- **Given request**:
Reproduce each line of the material exactly, minus any picture.
::::::::::
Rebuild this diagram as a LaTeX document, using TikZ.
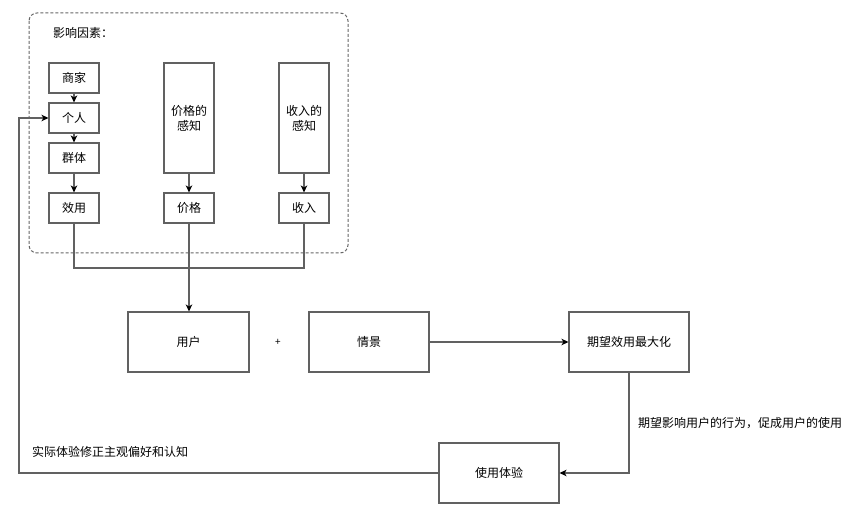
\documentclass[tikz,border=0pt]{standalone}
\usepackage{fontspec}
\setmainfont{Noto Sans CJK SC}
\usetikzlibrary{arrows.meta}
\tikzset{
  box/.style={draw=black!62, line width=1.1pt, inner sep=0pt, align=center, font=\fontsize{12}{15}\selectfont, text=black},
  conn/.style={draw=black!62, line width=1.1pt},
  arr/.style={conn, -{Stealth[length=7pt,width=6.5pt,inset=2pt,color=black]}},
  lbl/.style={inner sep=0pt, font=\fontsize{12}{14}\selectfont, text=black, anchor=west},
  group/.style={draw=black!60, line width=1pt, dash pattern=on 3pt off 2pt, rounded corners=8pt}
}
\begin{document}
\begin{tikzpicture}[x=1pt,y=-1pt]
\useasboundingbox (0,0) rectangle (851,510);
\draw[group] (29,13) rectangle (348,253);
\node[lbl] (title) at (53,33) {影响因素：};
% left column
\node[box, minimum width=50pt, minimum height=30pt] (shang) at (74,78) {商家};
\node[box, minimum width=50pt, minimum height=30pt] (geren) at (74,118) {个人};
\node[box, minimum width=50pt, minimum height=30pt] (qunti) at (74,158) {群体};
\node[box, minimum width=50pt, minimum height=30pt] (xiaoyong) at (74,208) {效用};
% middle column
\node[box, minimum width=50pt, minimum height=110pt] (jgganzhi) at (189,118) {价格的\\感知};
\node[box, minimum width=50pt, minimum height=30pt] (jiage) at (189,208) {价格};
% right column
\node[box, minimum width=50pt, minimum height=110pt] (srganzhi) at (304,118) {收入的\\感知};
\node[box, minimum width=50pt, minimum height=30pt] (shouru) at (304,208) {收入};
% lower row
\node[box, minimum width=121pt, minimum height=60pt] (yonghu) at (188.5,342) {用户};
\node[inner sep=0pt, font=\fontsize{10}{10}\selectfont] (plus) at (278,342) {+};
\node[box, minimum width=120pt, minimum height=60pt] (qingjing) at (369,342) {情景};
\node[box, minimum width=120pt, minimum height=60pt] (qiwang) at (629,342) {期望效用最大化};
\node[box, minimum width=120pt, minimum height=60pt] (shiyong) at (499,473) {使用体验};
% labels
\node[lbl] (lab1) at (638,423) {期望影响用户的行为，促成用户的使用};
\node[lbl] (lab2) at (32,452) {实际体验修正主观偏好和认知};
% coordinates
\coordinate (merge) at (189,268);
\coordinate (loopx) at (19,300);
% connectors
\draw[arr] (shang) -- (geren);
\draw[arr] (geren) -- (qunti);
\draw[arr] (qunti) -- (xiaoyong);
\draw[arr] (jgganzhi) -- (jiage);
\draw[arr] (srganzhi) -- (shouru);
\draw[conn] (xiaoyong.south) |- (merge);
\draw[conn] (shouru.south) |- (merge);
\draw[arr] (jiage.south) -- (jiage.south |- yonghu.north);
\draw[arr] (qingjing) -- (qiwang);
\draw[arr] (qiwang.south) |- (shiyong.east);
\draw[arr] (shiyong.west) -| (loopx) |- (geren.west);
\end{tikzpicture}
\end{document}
::::::::::
- **Exercise output**:
Rebuild this diagram as a LaTeX document, using TikZ.
\documentclass[tikz,border=0pt]{standalone}
\usepackage{fontspec}
\setmainfont{Noto Sans CJK SC}
\usetikzlibrary{arrows.meta}
\tikzset{
  box/.style={draw=black!62, line width=1.1pt, inner sep=0pt, align=center, font=\fontsize{12}{15}\selectfont, text=black},
  conn/.style={draw=black!62, line width=1.1pt},
  arr/.style={conn, -{Stealth[length=7pt,width=6.5pt,inset=2pt,color=black]}},
  lbl/.style={inner sep=0pt, font=\fontsize{12}{14}\selectfont, text=black, anchor=west},
  group/.style={draw=black!60, line width=1pt, dash pattern=on 3pt off 2pt, rounded corners=8pt}
}
\begin{document}
\begin{tikzpicture}[x=1pt,y=-1pt]
\useasboundingbox (0,0) rectangle (851,510);
\draw[group] (29,13) rectangle (348,253);
\node[lbl] (title) at (53,33) {影响因素：};
% left column
\node[box, minimum width=50pt, minimum height=30pt] (shang) at (74,78) {商家};
\node[box, minimum width=50pt, minimum height=30pt] (geren) at (74,118) {个人};
\node[box, minimum width=50pt, minimum height=30pt] (qunti) at (74,158) {群体};
\node[box, minimum width=50pt, minimum height=30pt] (xiaoyong) at (74,208) {效用};
% middle column
\node[box, minimum width=50pt, minimum height=110pt] (jgganzhi) at (189,118) {价格的\\感知};
\node[box, minimum width=50pt, minimum height=30pt] (jiage) at (189,208) {价格};
% right column
\node[box, minimum width=50pt, minimum height=110pt] (srganzhi) at (304,118) {收入的\\感知};
\node[box, minimum width=50pt, minimum height=30pt] (shouru) at (304,208) {收入};
% lower row
\node[box, minimum width=121pt, minimum height=60pt] (yonghu) at (188.5,342) {用户};
\node[inner sep=0pt, font=\fontsize{10}{10}\selectfont] (plus) at (278,342) {+};
\node[box, minimum width=120pt, minimum height=60pt] (qingjing) at (369,342) {情景};
\node[box, minimum width=120pt, minimum height=60pt] (qiwang) at (629,342) {期望效用最大化};
\node[box, minimum width=120pt, minimum height=60pt] (shiyong) at (499,473) {使用体验};
% labels
\node[lbl] (lab1) at (638,423) {期望影响用户的行为，促成用户的使用};
\node[lbl] (lab2) at (32,452) {实际体验修正主观偏好和认知};
% coordinates
\coordinate (merge) at (189,268);
\coordinate (loopx) at (19,300);
% connectors
\draw[arr] (shang) -- (geren);
\draw[arr] (geren) -- (qunti);
\draw[arr] (qunti) -- (xiaoyong);
\draw[arr] (jgganzhi) -- (jiage);
\draw[arr] (srganzhi) -- (shouru);
\draw[conn] (xiaoyong.south) |- (merge);
\draw[conn] (shouru.south) |- (merge);
\draw[arr] (jiage.south) -- (jiage.south |- yonghu.north);
\draw[arr] (qingjing) -- (qiwang);
\draw[arr] (qiwang.south) |- (shiyong.east);
\draw[arr] (shiyong.west) -| (loopx) |- (geren.west);
\end{tikzpicture}
\end{document}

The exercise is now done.